The White House-led reworking of the maintenance standard essentially allows industries -- including manufacturers, chemical plants and pulp and paper mills -- to modernize one-fifth of a facility's essential production systems at a time.
They can do so even if the upgrades increase emissions, and with no apparent restrictions on time intervals between modernization. Horinko, Holmstead and other top EPA officials said the plants still must comply with overall pollution permit limits and other state and federal programs for pollutants.
Environmentalists and health advocates, however, said emissions could increase and still be within the plant's permitted limits. They described the new changes as disastrous for people's health and said the EPA ignored concerns expressed by hundreds of thousands of Americans opposed to the new regulations.
"EPA is throwing in the towel to industry just as its own enforcement of the existing rules has proven successful in the courts," said John Kirkwood, president of the American Lung Association. "EPA policy should be based on protecting public health, not bolstering industry profits."
During the Clinton administration, the federal government began suing 51 aging power plants and succeeded in forcing several to install hundreds of millions of dollars of pollution-control equipment.
Just this month, the first ruling against a utility in those cases came from a federal judge in Ohio who said Akron-based FirstEnergy Corp. violated the law when it upgraded seven coal-fired power plants in the name of routine maintenance without installing anti-pollution equipment.

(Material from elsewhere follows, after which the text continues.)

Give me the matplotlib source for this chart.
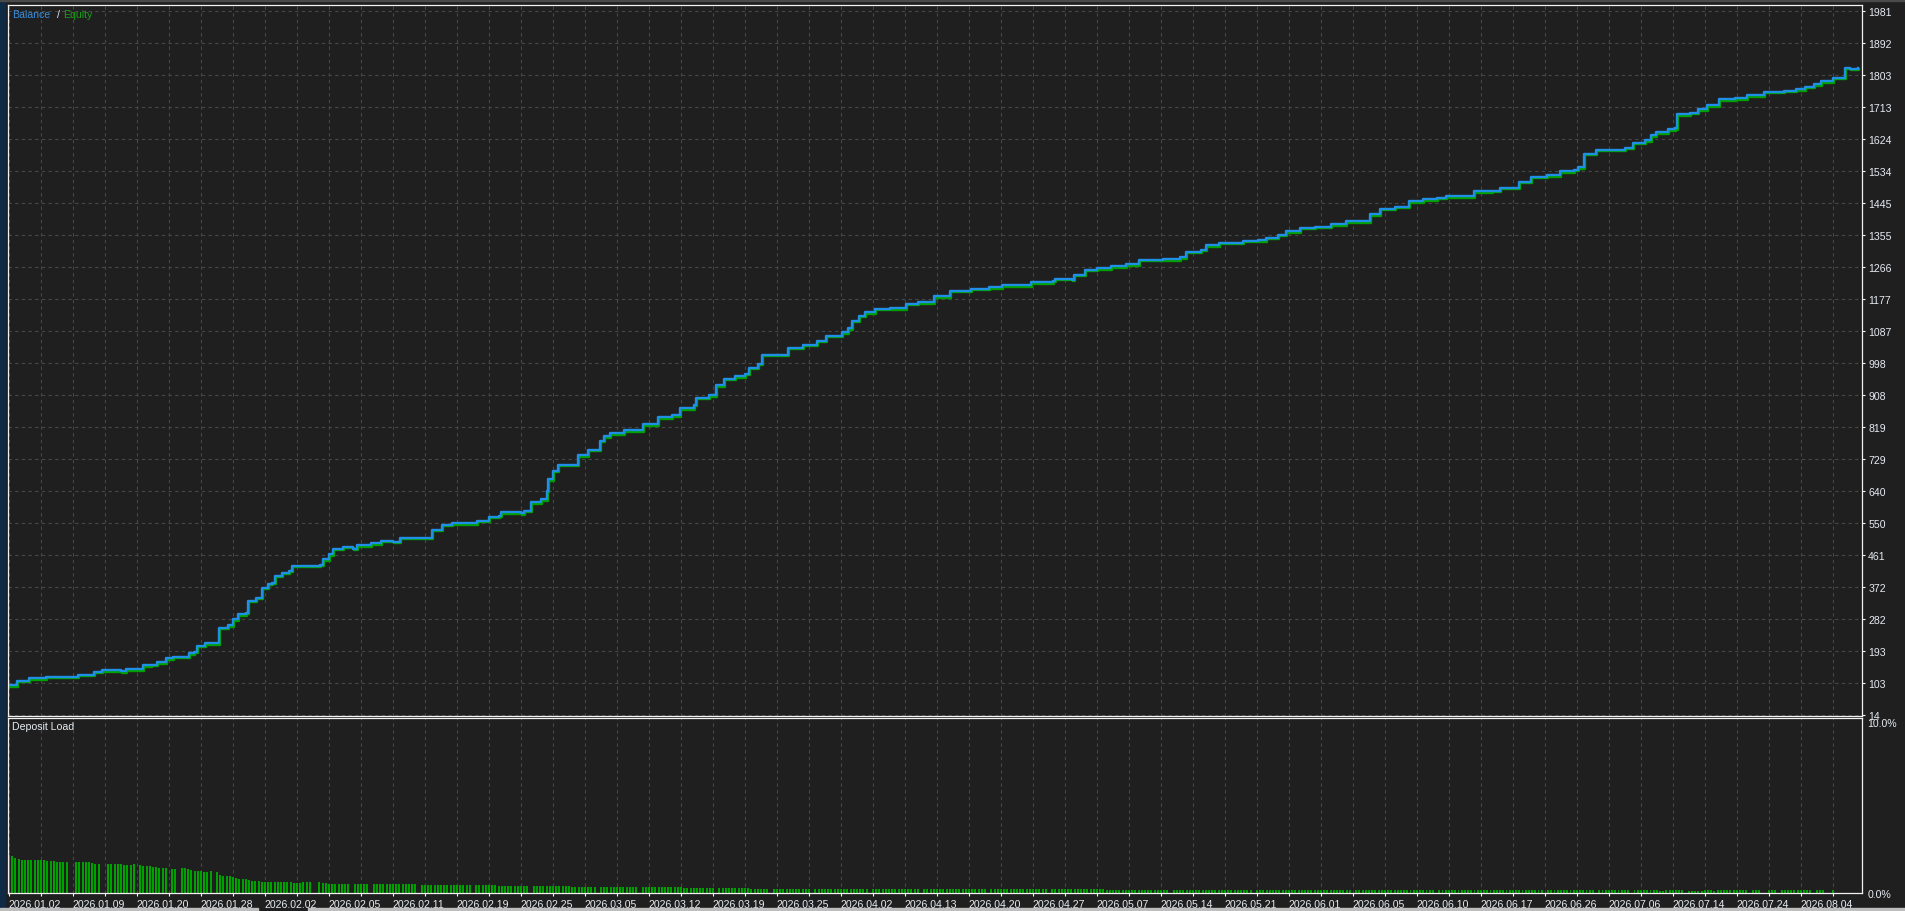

Sen. James Inhofe, R-Okla., who chairs the Senate Environment and Public Works Committee, said the new rule actually makes it easier for companies to invest in state-of-the-art pollution controls and to make upgrades and repairs that will "ensure greater electricity reliability."
Scott Segal, a lobbyist and attorney for six large utilities, said the efficiency gains from plant upgrades will benefit the environment. "Over the last two decades, emissions from the power sector have significantly declined. That trend will continue," he said.